Task to complete: Retype every line from the start of the data down to and including the line with "title = '2M_MCH_2440MHz_Ant1_NTNV'". Skip the pictures.

################

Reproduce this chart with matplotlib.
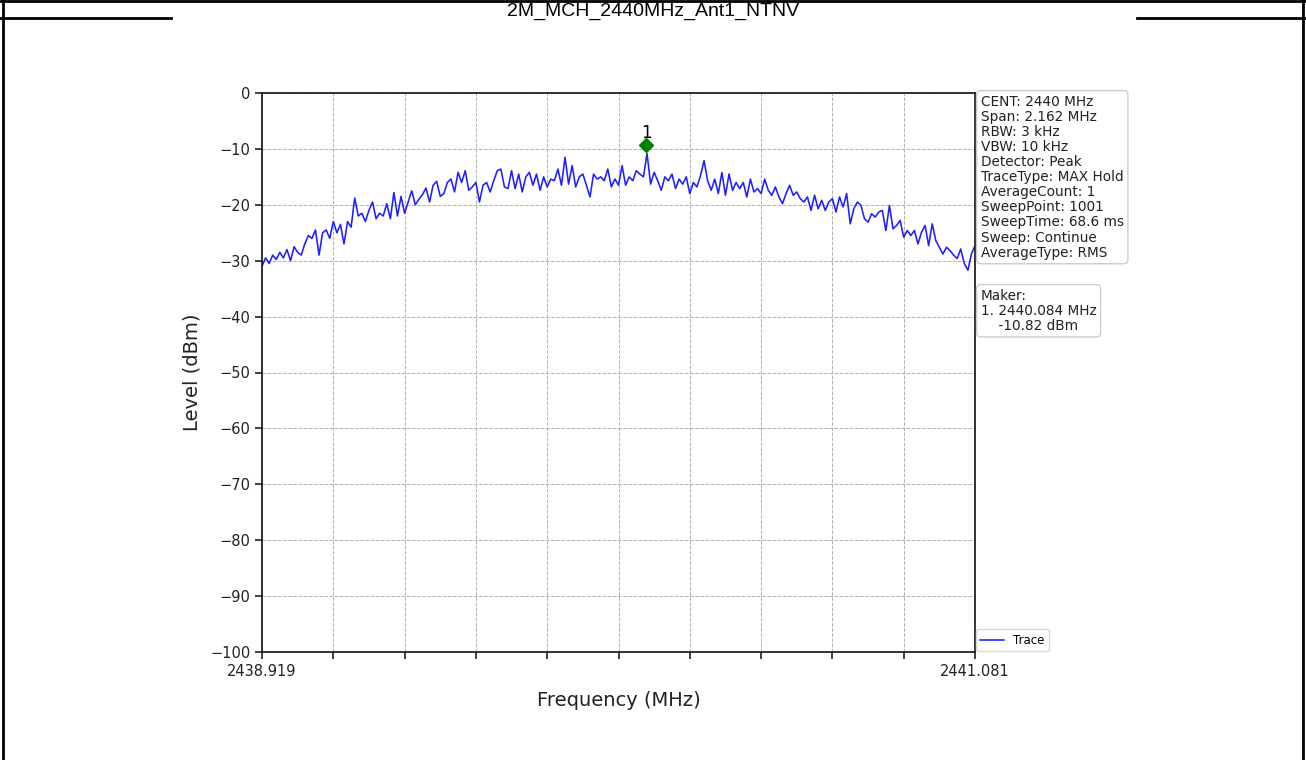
import numpy as np
import matplotlib
matplotlib.use('Agg')
import matplotlib.pyplot as plt
from matplotlib.lines import Line2D

# sweep settings
start_freq = 2438.919
stop_freq = 2441.081
title = '2M_MCH_2440MHz_Ant1_NTNV'

# trace levels (dBm), evenly spaced over the span
trace_level = [
    -31.0, -29.5, -30.5, -29.0, -29.8, -28.5, -29.5, -28.0, -30.0, -27.5,
    -28.5, -29.0, -27.0, -25.5, -26.0, -24.5, -29.0, -25.0, -24.5, -26.0,
    -23.0, -25.0, -23.5, -27.0, -23.0, -24.0, -18.8, -22.0, -21.5, -23.0,
    -21.0, -19.5, -22.5, -21.5, -22.0, -19.8, -22.5, -17.8, -22.0, -18.5,
    -21.5, -19.5, -17.5, -20.0, -19.0, -18.2, -17.0, -19.5, -16.5, -15.8,
    -18.5, -18.0, -16.0, -15.4, -17.7, -14.2, -16.0, -13.9, -17.4, -16.8,
    -16.0, -19.5, -16.5, -16.0, -17.7, -15.7, -13.9, -13.6, -16.8, -17.1,
    -13.9, -17.1, -14.5, -17.7, -15.0, -14.2, -16.5, -14.5, -17.4, -15.0,
    -16.8, -15.4, -15.7, -13.6, -16.5, -11.5, -16.3, -13.0, -16.8, -15.0,
    -14.5, -16.5, -18.6, -14.5, -15.4, -15.0, -15.7, -13.6, -16.8, -15.4,
    -16.5, -13.0, -16.5, -15.0, -15.7, -13.9, -14.5, -15.0, -10.82, -16.3,
    -14.2, -15.7, -17.4, -15.0, -15.7, -14.5, -17.1, -15.4, -16.3, -15.0,
    -18.0, -16.0, -16.8, -14.8, -12.1, -15.7, -17.4, -15.4, -18.0, -14.2,
    -18.3, -14.5, -17.4, -16.0, -17.1, -16.0, -18.6, -15.4, -17.7, -17.1,
    -18.0, -15.4, -17.4, -18.3, -16.8, -18.6, -19.8, -18.0, -16.5, -18.3,
    -17.7, -18.9, -19.5, -18.6, -21.0, -18.3, -20.7, -19.2, -21.0, -19.5,
    -18.9, -21.3, -18.6, -20.4, -18.0, -23.4, -20.7, -19.5, -20.1, -22.5,
    -23.1, -21.6, -22.2, -21.3, -21.0, -24.6, -20.1, -24.3, -23.7, -22.8,
    -25.8, -24.6, -25.5, -24.6, -27.0, -24.9, -23.7, -27.3, -23.4, -26.4,
    -27.6, -28.8, -27.6, -28.2, -29.0, -29.6, -27.9, -30.5, -31.7, -28.8,
    -27.3,
]

marker_freq = 2440.084
marker_level = -10.82

info_lines = [
    'CENT: 2440 MHz',
    'Span: 2.162 MHz',
    'RBW: 3 kHz',
    'VBW: 10 kHz',
    'Detector: Peak',
    'TraceType: MAX Hold',
    'AverageCount: 1',
    'SweepPoint: 1001',
    'SweepTime: 68.6 ms',
    'Sweep: Continue',
    'AverageType: RMS',
]

freq = np.linspace(start_freq, stop_freq, len(trace_level))

fig = plt.figure(figsize=(13.06, 7.6), dpi=100)

# report table frame around the plot
W, H = 1306.0, 760.0
def fig_line(x0, y0, x1, y1, lw=2.0):
    fig.add_artist(Line2D([x0 / W, x1 / W], [1 - y0 / H, 1 - y1 / H],
                          color='black', lw=lw, transform=fig.transFigure))

fig_line(0, 1, W, 1)
fig_line(3, 0, 3, H)
fig_line(1303, 0, 1303, H)
fig_line(0, 18, 171, 18)
fig_line(1137, 18, W, 18)
fig.text(0.5, 1 - 15.5 / H, title, ha='center', va='baseline',
         fontsize=14, family='Liberation Sans')

ax = fig.add_axes([262 / W, 1 - 652 / H, (975 - 262) / W, (652 - 93) / H])
ax.plot(freq, trace_level, color='#1f1fff', lw=1.15, label='Trace')
ax.plot(marker_freq, marker_level + 1.5, marker='D', color='green',
        markersize=7, linestyle='none')
ax.text(marker_freq, marker_level + 3.6, '1', ha='center', va='center',
        fontsize=12)

ax.set_xlim(start_freq, stop_freq)
ax.set_ylim(-100, 0)
xt = np.linspace(start_freq, stop_freq, 11)
ax.set_xticks(xt)
ax.set_xticklabels(['%.3f' % start_freq] + [''] * 9 + ['%.3f' % stop_freq])
ax.set_yticks(np.arange(-100, 1, 10))
ax.tick_params(labelsize=10.5, width=1.2, length=5, colors='#222222')
ax.grid(True, linestyle='--', color='#b0b0b0', lw=0.7)
for s in ax.spines.values():
    s.set_linewidth(1.3)
    s.set_color('#222222')

ax.set_xlabel('Frequency (MHz)', fontsize=14, labelpad=9, color='#222222')
ax.set_ylabel('Level (dBm)', fontsize=14, labelpad=6, color='#222222')

box = dict(boxstyle='round,pad=0.3', facecolor='white', edgecolor='#cccccc')
ax.text(1.008, 0.997, '\n'.join(info_lines), transform=ax.transAxes,
        va='top', ha='left', fontsize=9.8, linespacing=1.1, bbox=box,
        color='#222222')
ax.text(1.008, 0.65, 'Maker:\n1. %.3f MHz\n    %.2f dBm' % (marker_freq, marker_level),
        transform=ax.transAxes, va='top', ha='left', fontsize=9.8,
        linespacing=1.1, bbox=box, color='#222222')

ax.legend(loc='lower left', bbox_to_anchor=(1.0, 0.0), fontsize=8.5,
          frameon=True, borderaxespad=0.05)

fig.savefig('out.png', dpi=100)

################

Task answer:
Reproduce this chart with matplotlib.
import numpy as np
import matplotlib
matplotlib.use('Agg')
import matplotlib.pyplot as plt
from matplotlib.lines import Line2D

# sweep settings
start_freq = 2438.919
stop_freq = 2441.081
title = '2M_MCH_2440MHz_Ant1_NTNV'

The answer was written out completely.